A retired British judge, Robert Owen, issued a report on Thursday that included an extraordinary conclusion. It said Russian president, Vladimir Putin, "probably approved" a murder committed in London nine years ago.

The report is the culmination of 12 months of public and private hearings in London as part of an official inquiry.

The victim was exiled Russian dissident Alexander Litvinenko. He died after being mysteriously poisoned with a radioactive substance, Polonium-210. It took 22 agonizing days before the poison took his life.

The inquiry concluded that he was poisoned by two Russian men, Andrei Lugovoi and Dmitri Kovtun. They brought the Polonium-210 with them, and left a trail of radioactive evidence everywhere they went. They met with Litvinenko at a hotel and poured it into a pot of tea that he was drinking.

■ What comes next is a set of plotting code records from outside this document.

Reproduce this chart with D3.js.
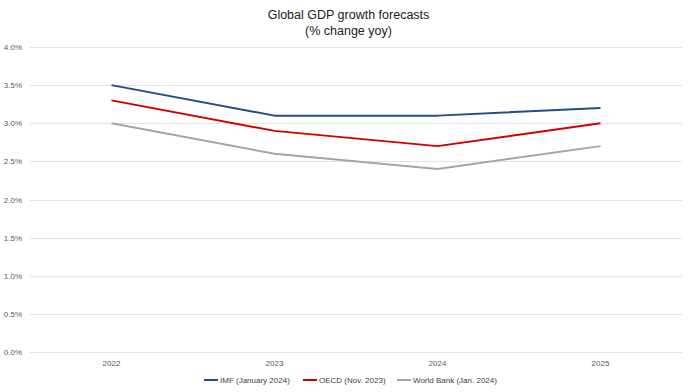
<!DOCTYPE html>
<html>
<head>
<meta charset="utf-8">
<script src="https://cdn.jsdelivr.net/npm/d3@7"></script>
<style>
  body { margin: 0; background: #fff; }
  text { font-family: "Liberation Sans", Arial, sans-serif; }
</style>
</head>
<body>
<svg id="chart" width="697" height="392"></svg>
<script>
(function () {
    "use strict";

    var years = ["2022", "2023", "2024", "2025"];
    var imf = [3.5, 3.1, 3.1, 3.2];
    var oecd = [3.3, 2.9, 2.7, 3.0];
    var worldBank = [3.0, 2.6, 2.4, 2.7];
    var yTicks = [0, 0.5, 1, 1.5, 2, 2.5, 3, 3.5, 4];

    var series = [
        { name: "IMF (January 2024)", values: imf, color: "#1f4e8c", lx: 204 },
        { name: "OECD (Nov. 2023)", values: oecd, color: "#d00000", lx: 303 },
        { name: "World Bank (Jan. 2024)", values: worldBank, color: "#a5a5a5", lx: 397 }
    ];

    var w = 697, h = 392;
    var left = 30, right = 682, top = 47, bottom = 352;

    var svg = d3.select("#chart");

    var x = d3.scaleBand().domain(years).range([left, right]);
    var y = d3.scaleLinear().domain([0, 4]).range([bottom, top]);

    // title
    svg.append("text").attr("x", w / 2).attr("y", 19)
        .attr("text-anchor", "middle").style("font-size", "12.5px").attr("fill", "#222")
        .text("Global GDP growth forecasts");
    svg.append("text").attr("x", w / 2).attr("y", 35)
        .attr("text-anchor", "middle").style("font-size", "12.5px").attr("fill", "#222")
        .text("(% change yoy)");

    // gridlines
    svg.append("g").selectAll("line")
        .data(yTicks).enter().append("line")
        .attr("x1", left).attr("x2", right)
        .attr("y1", function (d) { return Math.round(y(d)) + 0.5; })
        .attr("y2", function (d) { return Math.round(y(d)) + 0.5; })
        .attr("stroke", "#e3e3e3").attr("stroke-width", 1);

    // y axis labels
    var yAxis = d3.axisLeft(y).tickValues(yTicks).tickSize(0).tickPadding(5)
        .tickFormat(function (d) { return d.toFixed(1) + "%"; });
    var gy = svg.append("g").attr("transform", "translate(" + (left - 3) + ",0)").call(yAxis);
    gy.select(".domain").remove();
    gy.selectAll("text").style("font-size", "8px").attr("fill", "#595959")
        .style("font-family", "'Liberation Sans', Arial, sans-serif");

    // x axis labels
    var xAxis = d3.axisBottom(x).tickSize(0).tickPadding(8);
    var gx = svg.append("g").attr("transform", "translate(0," + bottom + ")").call(xAxis);
    gx.select(".domain").remove();
    gx.selectAll("text").style("font-size", "8px").attr("fill", "#595959")
        .style("font-family", "'Liberation Sans', Arial, sans-serif");

    var line = d3.line()
        .x(function (d, i) { return x(years[i]) + x.bandwidth() / 2; })
        .y(function (d) { return y(d); });

    svg.append("g").selectAll("path")
        .data(series).enter().append("path")
        .attr("d", function (s) { return line(s.values); })
        .attr("fill", "none")
        .attr("stroke", function (s) { return s.color; })
        .attr("stroke-width", 2)
        .attr("stroke-linejoin", "round");

    // legend
    var lg = svg.append("g").selectAll("g")
        .data(series).enter().append("g")
        .attr("transform", function (s) { return "translate(" + s.lx + ",380)"; });
    lg.append("line").attr("x1", 0).attr("x2", 14).attr("y1", 0).attr("y2", 0)
        .attr("stroke", function (s) { return s.color; }).attr("stroke-width", 2);
    lg.append("text").attr("x", 16).attr("y", 3)
        .style("font-size", "8px").attr("fill", "#404040")
        .text(function (s) { return s.name; });
})();
</script>
</body>
</html>
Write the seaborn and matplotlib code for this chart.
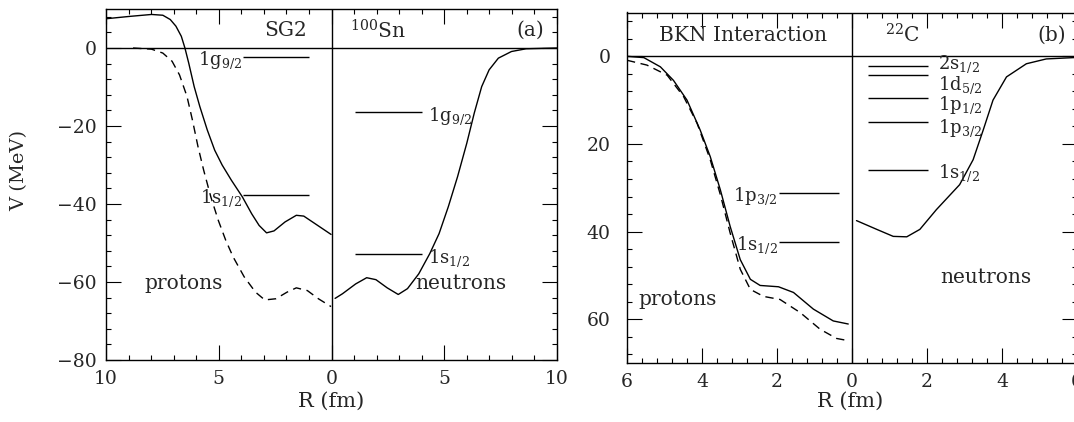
import numpy as np
import pandas as pd
import seaborn as sns
import matplotlib.pyplot as plt
from matplotlib.ticker import MultipleLocator, FixedLocator, FixedFormatter

# ---- panel (a): SG2, 100Sn ----
# protons are drawn on the negative side (R reversed)
sg2_p_r = [-10, -8.96, -7.98, -7.48, -7.15, -6.9, -6.66, -6.5, -6.33, -6.09, -5.84,
           -5.51, -5.18, -4.85, -4.44, -3.95, -3.54, -3.21, -2.88, -2.55, -2.06,
           -1.56, -1.23, -0.74, -0.02]
sg2_p_v = [7.5, 8.1, 8.6, 8.4, 7.3, 5.6, 3.0, 0.0, -3.9, -9.9, -15.0, -21.0, -26.2,
           -30.0, -33.9, -38.2, -42.5, -45.5, -47.4, -46.9, -44.6, -42.9, -43.1,
           -45.0, -47.8]
sg2_pc_r = [-8.8, -7.98, -7.48, -7.07, -6.74, -6.41, -6.17, -5.92, -5.67, -5.35,
            -5.02, -4.69, -4.36, -3.87, -3.37, -2.96, -2.47, -1.97, -1.56, -1.07,
            -0.58, -0.02]
sg2_pc_v = [0.0, -0.3, -1.3, -3.4, -6.9, -12.4, -18.4, -25.3, -31.3, -38.2, -44.2,
            -49.3, -53.6, -58.7, -62.6, -64.6, -64.3, -62.6, -61.5, -62.2, -64.3,
            -66.3]
sg2_n_r = [0.16, 0.49, 1.07, 1.56, 1.97, 2.47, 2.96, 3.37, 3.87, 4.36, 4.77, 5.18,
           5.59, 6.0, 6.33, 6.66, 6.99, 7.4, 7.98, 8.63, 10]
sg2_n_v = [-64.2, -63.0, -60.5, -58.9, -59.4, -61.5, -63.2, -61.7, -57.9, -52.7,
           -47.6, -40.7, -33.0, -24.4, -16.7, -9.9, -5.6, -2.6, -0.9, -0.2, 0.0]

sg2_p_levels = [-2.3, -37.6]
sg2_p_names = ["1g$_{9/2}$", "1s$_{1/2}$"]
sg2_n_levels = [-16.5, -52.9]
sg2_n_names = ["1g$_{9/2}$", "1s$_{1/2}$"]

# ---- panel (b): BKN, 22C ----
bkn_p_r = [-6, -5.55, -5.11, -4.76, -4.4, -4.05, -3.78, -3.51, -3.25, -2.98, -2.71,
           -2.45, -1.96, -1.56, -1.03, -0.5, -0.1]
bkn_p_v = [0.0, -0.3, -2.4, -5.5, -10.0, -16.8, -22.9, -30.5, -38.8, -46.4, -50.9,
           -52.3, -52.6, -53.9, -57.7, -60.4, -61.1]
bkn_pc_r = [-6, -5.47, -4.93, -4.49, -4.13, -3.78, -3.51, -3.25, -2.98, -2.71,
            -2.36, -1.92, -1.38, -0.85, -0.41, -0.1]
bkn_pc_v = [-0.9, -2.0, -4.3, -9.2, -15.3, -23.6, -31.6, -40.3, -48.6, -53.2,
            -54.8, -55.5, -58.5, -62.3, -64.4, -64.9]
bkn_n_r = [0.12, 0.66, 1.1, 1.46, 1.81, 2.25, 2.87, 3.23, 3.5, 3.76, 4.12, 4.65,
           5.18, 5.9, 6.2]
bkn_n_v = [-37.5, -39.5, -41.1, -41.2, -39.5, -35.0, -29.3, -23.6, -16.8, -10.0,
           -4.7, -1.7, -0.6, -0.3, -0.2]

bkn_p_levels = [-31.2, -42.3]
bkn_p_names = ["1p$_{3/2}$", "1s$_{1/2}$"]
c22_n_levels = [-2.3, -4.3, -9.5, -15.1, -25.9]
c22_n_names = ["2s$_{1/2}$", "1d$_{5/2}$", "1p$_{1/2}$", "1p$_{3/2}$", "1s$_{1/2}$"]
c22_label_y = [-1.9, -6.6, -11.1, -16.4, -26.7]

sns.set_style("ticks")
plt.rcParams["font.family"] = ["DejaVu Serif"]
plt.rcParams["mathtext.fontset"] = "dejavuserif"

W, H = 1074, 422
fig = plt.figure(figsize=(W / 100, H / 100), dpi=100)
ax1 = fig.add_axes([106 / W, 1 - 360 / H, 451 / W, 351 / H])
ax2 = fig.add_axes([627 / W, 1 - 363 / H, 450 / W, 350.5 / H])

LW = 1.0
DASH = (0, (6, 4))
TXT = 14.5   # panel words
LVL = 13     # level labels


def curve(ax, r, v, dashed=False):
    df = pd.DataFrame({"r": r, "v": v})
    kw = {"linestyle": DASH} if dashed else {}
    sns.lineplot(data=df, x="r", y="v", sort=False, estimator=None, color="k",
                 lw=LW, ax=ax, **kw)


def style(ax, xmaj, xmin, ymin, xlim, ylim):
    ax.set_xlim(*xlim)
    ax.set_ylim(*ylim)
    ax.axhline(0, color="k", lw=LW)
    ax.axvline(0, color="k", lw=LW)
    ax.xaxis.set_major_locator(FixedLocator(xmaj))
    ax.xaxis.set_major_formatter(FixedFormatter([f"{abs(t):g}" for t in xmaj]))
    ax.xaxis.set_minor_locator(MultipleLocator(xmin))
    ax.yaxis.set_minor_locator(MultipleLocator(ymin))
    ax.tick_params(which="both", direction="in", top=True, right=True,
                   width=0.8, labelsize=13.5, color="k")
    ax.tick_params(which="major", length=11, pad=7)
    ax.tick_params(which="minor", length=3.6)
    for s in ax.spines.values():
        s.set_linewidth(1.0)
        s.set_color("k")
    ax.set_xlabel("")
    ax.set_ylabel("")


# panel (a)
curve(ax1, sg2_p_r, sg2_p_v)
curve(ax1, sg2_pc_r, sg2_pc_v, dashed=True)
curve(ax1, sg2_n_r, sg2_n_v)
style(ax1, [-10, -5, 0, 5, 10], 1, 4, (-10, 10), (-80, 10))
ax1.yaxis.set_major_locator(FixedLocator([0, -20, -40, -60, -80]))
for lv, nm in zip(sg2_p_levels, sg2_p_names):
    ax1.hlines(lv, -3.93, -0.98, color="k", lw=LW)
    ax1.text(-3.95, lv - 0.8, nm, ha="right", va="center", fontsize=LVL)
for lv, nm in zip(sg2_n_levels, sg2_n_names):
    ax1.hlines(lv, 1.03, 4.03, color="k", lw=LW)
    ax1.text(4.3, lv - 1.0, nm, ha="left", va="center", fontsize=LVL)
ax1.text(-1.07, 4.5, "SG2", ha="right", va="center", fontsize=TXT)
ax1.text(0.8, 4.5, "$^{100}$Sn", ha="left", va="center", fontsize=TXT)
ax1.text(9.45, 4.5, "(a)", ha="right", va="center", fontsize=TXT)
ax1.text(-8.3, -60.5, "protons", ha="left", va="center", fontsize=TXT)
ax1.text(3.7, -60.5, "neutrons", ha="left", va="center", fontsize=TXT)

# panel (b)
curve(ax2, bkn_p_r, bkn_p_v)
curve(ax2, bkn_pc_r, bkn_pc_v, dashed=True)
curve(ax2, bkn_n_r, bkn_n_v)
style(ax2, [-6, -4, -2, 0, 2, 4, 6], 0.4, 4, (-6, 6), (-70, 10))
ax2.yaxis.set_major_locator(FixedLocator([0, -20, -40, -60]))
ax2.yaxis.set_major_formatter(FixedFormatter(["0", "20", "40", "60"]))
ax2.tick_params(axis="y", which="major", pad=12)
for lv, nm in zip(bkn_p_levels, bkn_p_names):
    ax2.hlines(lv, -1.96, -0.36, color="k", lw=LW)
    ax2.text(-1.98, lv - 0.8, nm, ha="right", va="center", fontsize=LVL)
for lv, ly, nm in zip(c22_n_levels, c22_label_y, c22_n_names):
    ax2.hlines(lv, 0.43, 2.03, color="k", lw=LW)
    ax2.text(2.3, ly, nm, ha="left", va="center", fontsize=LVL)
ax2.text(-5.15, 4.8, "BKN Interaction", ha="left", va="center", fontsize=TXT)
ax2.text(0.88, 4.8, "$^{22}$C", ha="left", va="center", fontsize=TXT)
ax2.text(5.71, 4.8, "(b)", ha="right", va="center", fontsize=TXT)
ax2.text(-5.7, -55.5, "protons", ha="left", va="center", fontsize=TXT)
ax2.text(2.34, -50.5, "neutrons", ha="left", va="center", fontsize=TXT)

fig.text(19 / W, 1 - 170 / H, "V (MeV)", rotation=90, ha="center", va="center",
         fontsize=14)
fig.text(331 / W, 1 - 401 / H, "R (fm)", ha="center", va="center", fontsize=15)
fig.text(850 / W, 1 - 401 / H, "R (fm)", ha="center", va="center", fontsize=15)

fig.savefig("out.png", dpi=100)
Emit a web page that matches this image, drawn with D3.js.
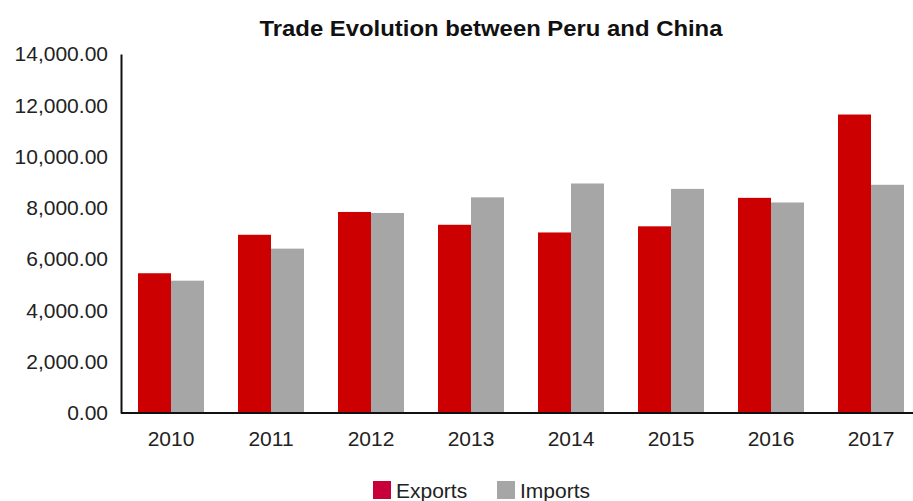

“The report makes clear these two men were not acting on their own initiative,” says Oliver Bullough. Bullough is a journalist and writer who lived in Russia for years, and sat through the public hearings.

“They would not have been able to get hold of such a rare chemical on their own,” he says. “They’d clearly been ordered to do this.”

“The report was not quite so categorical,” adds Bullough, “about who exactly ordered them to do it. But it says it is probable that President Putin stood behind this murder. That this was essentially a political assassination of one of Putin’s opponents.”

Bullough was surprised by Owen’s assertiveness, because only circumstantial evidence linking Putin to the crime was presented in the public hearings. Bullough says it’s likely stronger evidence was provided by intelligence agencies in closed hearings. “It’s likely that’s what’s pushed him from saying it was ‘possible’ to saying it was ‘probable’ that Putin was involved.”

Russia has rejected the report and calls it a provocation.